Exercise goal: Only the span from the line containing "Rebuild this chart" down to the line containing "x_ticks = [0, 1, 2, 3, 4, 5, 6, 7, 8]" is to be printed, exactly and inclusively, with pictures omitted.

Records for processing:
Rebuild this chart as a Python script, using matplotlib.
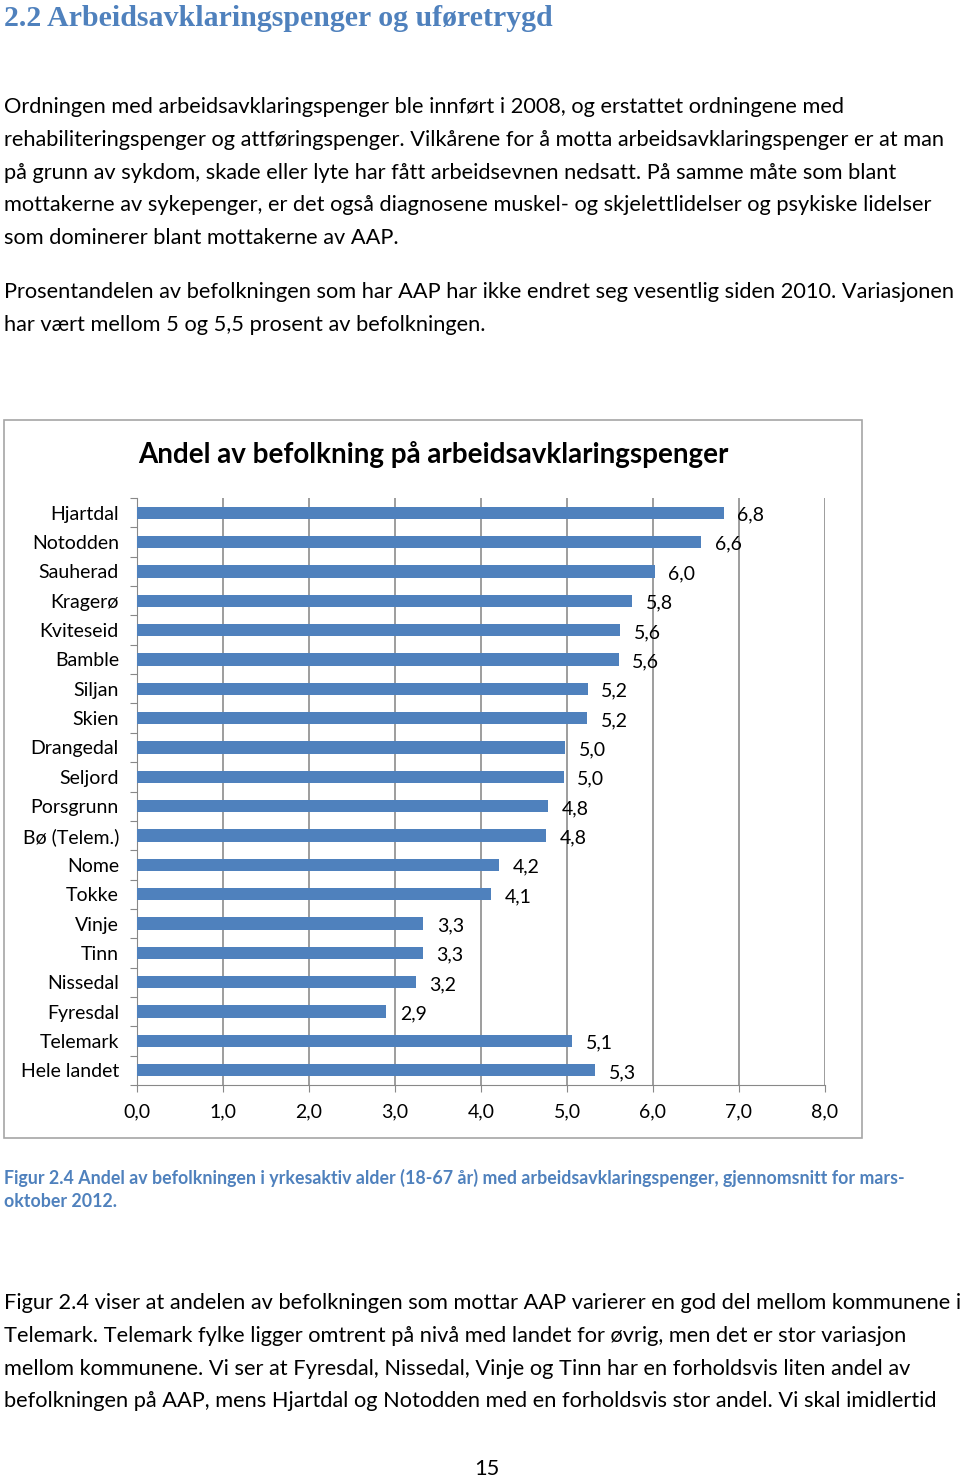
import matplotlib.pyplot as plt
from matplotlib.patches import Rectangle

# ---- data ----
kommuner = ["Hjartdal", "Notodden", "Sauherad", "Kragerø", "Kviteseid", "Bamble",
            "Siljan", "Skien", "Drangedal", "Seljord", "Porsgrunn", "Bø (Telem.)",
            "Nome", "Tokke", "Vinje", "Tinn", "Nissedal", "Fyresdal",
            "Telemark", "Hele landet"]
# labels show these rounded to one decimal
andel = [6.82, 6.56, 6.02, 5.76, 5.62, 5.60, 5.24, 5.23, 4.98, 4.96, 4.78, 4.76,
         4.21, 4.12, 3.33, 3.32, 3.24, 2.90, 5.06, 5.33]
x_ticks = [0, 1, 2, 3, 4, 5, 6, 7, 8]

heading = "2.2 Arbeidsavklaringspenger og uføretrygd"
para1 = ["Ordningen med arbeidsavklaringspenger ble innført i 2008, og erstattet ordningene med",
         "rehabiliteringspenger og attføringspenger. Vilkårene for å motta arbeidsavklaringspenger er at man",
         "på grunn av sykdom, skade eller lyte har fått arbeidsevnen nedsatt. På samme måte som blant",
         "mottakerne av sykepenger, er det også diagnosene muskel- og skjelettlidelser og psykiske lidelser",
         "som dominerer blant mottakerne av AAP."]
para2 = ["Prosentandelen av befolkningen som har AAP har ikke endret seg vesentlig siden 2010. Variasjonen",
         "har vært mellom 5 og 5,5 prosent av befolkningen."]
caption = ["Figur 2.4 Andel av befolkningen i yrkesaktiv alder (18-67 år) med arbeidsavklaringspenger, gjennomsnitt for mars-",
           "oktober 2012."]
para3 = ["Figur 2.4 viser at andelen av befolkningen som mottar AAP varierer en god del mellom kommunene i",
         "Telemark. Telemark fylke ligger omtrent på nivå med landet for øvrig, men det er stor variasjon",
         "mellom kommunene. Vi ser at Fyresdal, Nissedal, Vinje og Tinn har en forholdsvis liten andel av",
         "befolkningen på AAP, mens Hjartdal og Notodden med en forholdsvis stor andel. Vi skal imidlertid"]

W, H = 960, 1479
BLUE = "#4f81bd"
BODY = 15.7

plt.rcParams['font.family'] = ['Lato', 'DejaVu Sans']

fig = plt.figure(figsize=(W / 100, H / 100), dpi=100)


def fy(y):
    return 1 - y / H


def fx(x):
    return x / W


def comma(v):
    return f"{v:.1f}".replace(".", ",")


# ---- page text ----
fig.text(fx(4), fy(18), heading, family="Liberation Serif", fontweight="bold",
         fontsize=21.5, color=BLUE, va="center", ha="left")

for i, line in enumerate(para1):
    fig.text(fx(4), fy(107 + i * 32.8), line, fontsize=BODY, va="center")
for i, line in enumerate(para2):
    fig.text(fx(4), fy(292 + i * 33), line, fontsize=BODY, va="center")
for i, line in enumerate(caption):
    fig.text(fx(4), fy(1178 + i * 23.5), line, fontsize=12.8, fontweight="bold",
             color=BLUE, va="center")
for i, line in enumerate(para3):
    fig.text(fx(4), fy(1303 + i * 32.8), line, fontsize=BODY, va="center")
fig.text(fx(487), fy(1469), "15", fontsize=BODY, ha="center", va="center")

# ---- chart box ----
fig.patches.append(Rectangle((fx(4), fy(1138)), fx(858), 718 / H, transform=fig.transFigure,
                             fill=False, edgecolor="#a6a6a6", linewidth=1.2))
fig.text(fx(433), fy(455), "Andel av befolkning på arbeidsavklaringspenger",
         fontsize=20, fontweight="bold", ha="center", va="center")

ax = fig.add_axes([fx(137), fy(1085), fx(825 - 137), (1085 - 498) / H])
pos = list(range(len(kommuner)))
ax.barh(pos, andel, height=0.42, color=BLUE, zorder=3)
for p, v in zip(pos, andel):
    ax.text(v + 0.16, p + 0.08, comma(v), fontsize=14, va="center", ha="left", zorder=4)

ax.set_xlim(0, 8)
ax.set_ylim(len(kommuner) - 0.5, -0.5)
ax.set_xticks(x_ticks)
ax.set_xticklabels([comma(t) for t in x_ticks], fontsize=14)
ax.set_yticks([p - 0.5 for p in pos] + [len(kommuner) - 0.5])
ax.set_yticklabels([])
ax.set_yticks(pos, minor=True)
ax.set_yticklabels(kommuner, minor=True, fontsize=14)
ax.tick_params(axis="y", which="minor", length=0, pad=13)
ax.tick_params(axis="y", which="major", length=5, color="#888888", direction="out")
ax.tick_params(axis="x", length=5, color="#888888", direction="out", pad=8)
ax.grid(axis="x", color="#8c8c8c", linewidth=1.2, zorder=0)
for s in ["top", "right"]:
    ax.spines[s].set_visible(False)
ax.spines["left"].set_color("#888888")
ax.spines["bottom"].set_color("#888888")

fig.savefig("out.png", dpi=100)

==

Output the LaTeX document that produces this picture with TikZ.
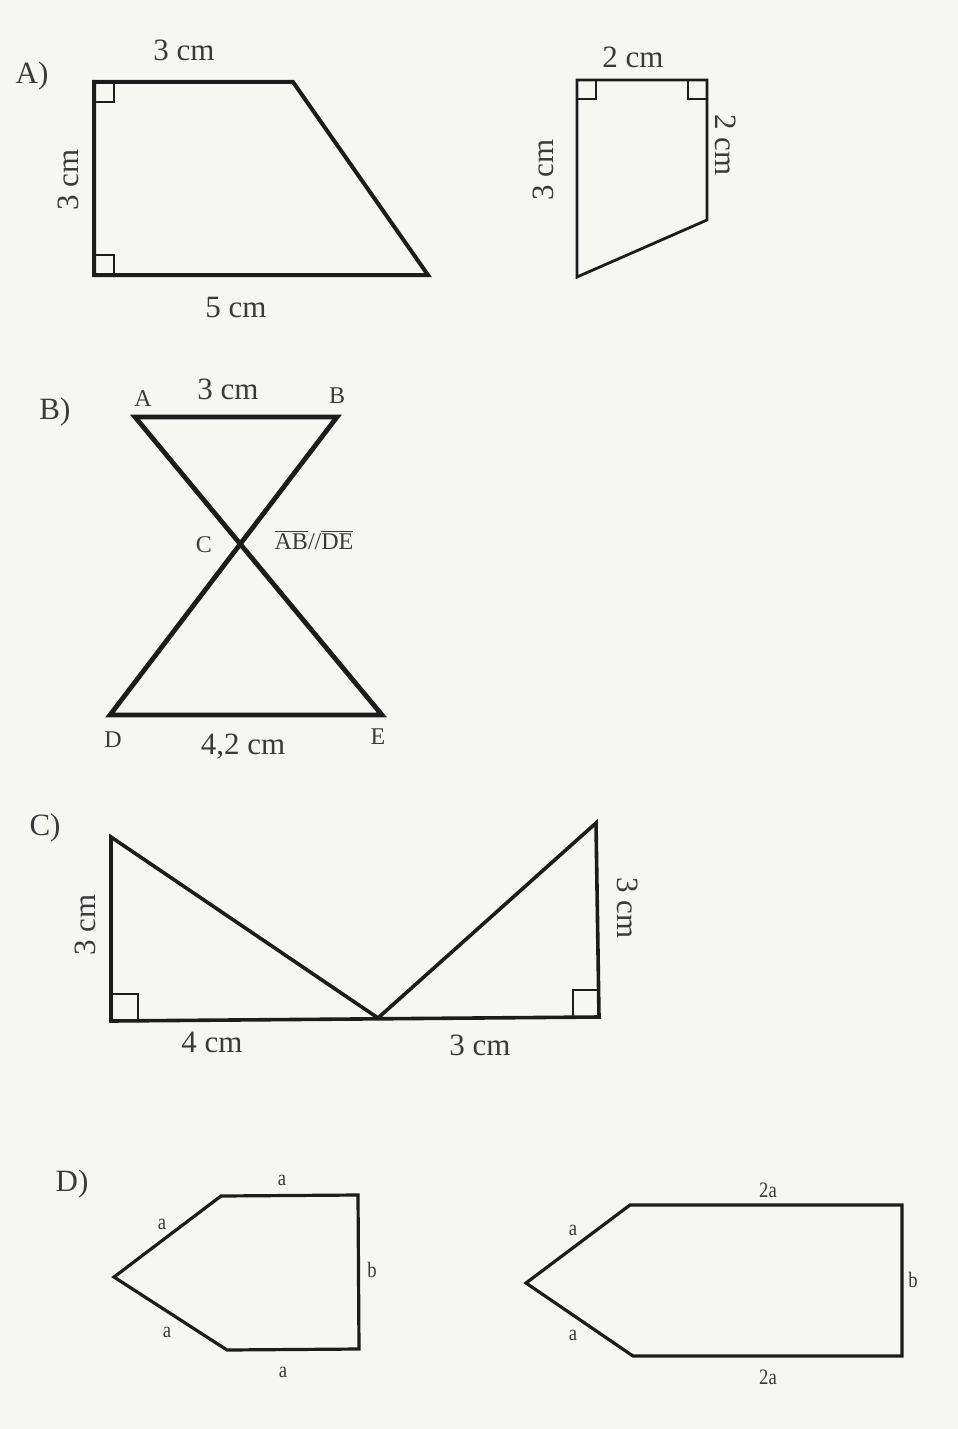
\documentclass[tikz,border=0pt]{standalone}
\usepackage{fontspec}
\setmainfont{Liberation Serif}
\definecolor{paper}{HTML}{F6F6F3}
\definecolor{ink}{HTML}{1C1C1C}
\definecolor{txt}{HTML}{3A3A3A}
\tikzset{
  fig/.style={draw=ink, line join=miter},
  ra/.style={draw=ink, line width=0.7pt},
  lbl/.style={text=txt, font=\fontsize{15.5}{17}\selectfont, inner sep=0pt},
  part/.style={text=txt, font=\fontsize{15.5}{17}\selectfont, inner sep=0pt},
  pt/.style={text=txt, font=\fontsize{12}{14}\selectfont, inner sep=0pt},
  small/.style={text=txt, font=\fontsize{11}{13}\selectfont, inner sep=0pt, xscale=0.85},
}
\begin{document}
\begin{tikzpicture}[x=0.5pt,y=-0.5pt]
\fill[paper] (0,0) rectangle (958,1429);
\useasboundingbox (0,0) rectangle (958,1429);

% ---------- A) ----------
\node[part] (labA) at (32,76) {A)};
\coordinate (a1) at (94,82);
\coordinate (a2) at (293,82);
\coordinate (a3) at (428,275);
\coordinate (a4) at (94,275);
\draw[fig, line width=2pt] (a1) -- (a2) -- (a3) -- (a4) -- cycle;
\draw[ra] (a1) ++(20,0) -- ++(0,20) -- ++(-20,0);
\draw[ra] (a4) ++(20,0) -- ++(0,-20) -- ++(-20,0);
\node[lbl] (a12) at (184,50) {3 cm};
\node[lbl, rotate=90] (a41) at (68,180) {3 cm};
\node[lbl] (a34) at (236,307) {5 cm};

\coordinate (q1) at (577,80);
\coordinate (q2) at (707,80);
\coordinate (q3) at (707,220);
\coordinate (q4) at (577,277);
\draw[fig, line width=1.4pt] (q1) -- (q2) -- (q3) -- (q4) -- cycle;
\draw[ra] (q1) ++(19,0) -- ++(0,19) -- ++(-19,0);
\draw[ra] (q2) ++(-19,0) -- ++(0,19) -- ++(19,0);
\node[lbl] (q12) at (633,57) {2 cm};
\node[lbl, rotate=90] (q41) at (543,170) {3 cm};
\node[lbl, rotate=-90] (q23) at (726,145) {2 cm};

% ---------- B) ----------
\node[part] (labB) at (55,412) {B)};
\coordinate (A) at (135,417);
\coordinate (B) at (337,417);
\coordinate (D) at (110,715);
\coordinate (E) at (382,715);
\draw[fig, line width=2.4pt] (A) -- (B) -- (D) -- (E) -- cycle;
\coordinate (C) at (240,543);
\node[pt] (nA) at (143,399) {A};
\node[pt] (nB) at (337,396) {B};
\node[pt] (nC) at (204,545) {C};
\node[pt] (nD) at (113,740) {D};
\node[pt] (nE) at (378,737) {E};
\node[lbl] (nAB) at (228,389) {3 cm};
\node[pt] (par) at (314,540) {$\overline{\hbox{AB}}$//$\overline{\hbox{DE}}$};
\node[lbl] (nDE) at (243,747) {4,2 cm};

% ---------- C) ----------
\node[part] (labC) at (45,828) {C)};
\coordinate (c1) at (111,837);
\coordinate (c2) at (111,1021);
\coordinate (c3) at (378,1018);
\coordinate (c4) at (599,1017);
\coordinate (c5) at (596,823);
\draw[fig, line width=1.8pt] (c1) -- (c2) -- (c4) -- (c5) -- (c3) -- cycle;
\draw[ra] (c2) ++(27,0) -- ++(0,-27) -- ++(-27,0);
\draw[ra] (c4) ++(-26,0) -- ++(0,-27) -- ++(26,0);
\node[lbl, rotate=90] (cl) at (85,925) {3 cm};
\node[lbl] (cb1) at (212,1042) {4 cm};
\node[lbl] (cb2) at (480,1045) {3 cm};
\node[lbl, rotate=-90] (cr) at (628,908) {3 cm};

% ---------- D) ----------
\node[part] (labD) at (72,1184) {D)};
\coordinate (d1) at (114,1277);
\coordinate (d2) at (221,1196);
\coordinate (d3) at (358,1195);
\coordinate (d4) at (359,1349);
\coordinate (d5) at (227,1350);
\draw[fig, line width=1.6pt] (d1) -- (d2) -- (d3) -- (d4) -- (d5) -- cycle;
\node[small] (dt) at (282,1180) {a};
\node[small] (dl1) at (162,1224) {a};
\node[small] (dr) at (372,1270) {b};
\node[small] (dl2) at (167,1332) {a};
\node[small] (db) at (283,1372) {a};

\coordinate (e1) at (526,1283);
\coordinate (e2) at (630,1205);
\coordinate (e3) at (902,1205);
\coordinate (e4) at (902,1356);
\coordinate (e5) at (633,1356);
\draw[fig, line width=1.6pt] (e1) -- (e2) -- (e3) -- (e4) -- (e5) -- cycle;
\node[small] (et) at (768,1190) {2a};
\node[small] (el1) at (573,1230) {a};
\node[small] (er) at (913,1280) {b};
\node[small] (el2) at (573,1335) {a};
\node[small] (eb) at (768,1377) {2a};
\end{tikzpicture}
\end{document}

Answer to the exercise:
Rebuild this chart as a Python script, using matplotlib.
import matplotlib.pyplot as plt
from matplotlib.patches import Rectangle

# ---- data ----
kommuner = ["Hjartdal", "Notodden", "Sauherad", "Kragerø", "Kviteseid", "Bamble",
            "Siljan", "Skien", "Drangedal", "Seljord", "Porsgrunn", "Bø (Telem.)",
            "Nome", "Tokke", "Vinje", "Tinn", "Nissedal", "Fyresdal",
            "Telemark", "Hele landet"]
# labels show these rounded to one decimal
andel = [6.82, 6.56, 6.02, 5.76, 5.62, 5.60, 5.24, 5.23, 4.98, 4.96, 4.78, 4.76,
         4.21, 4.12, 3.33, 3.32, 3.24, 2.90, 5.06, 5.33]
x_ticks = [0, 1, 2, 3, 4, 5, 6, 7, 8]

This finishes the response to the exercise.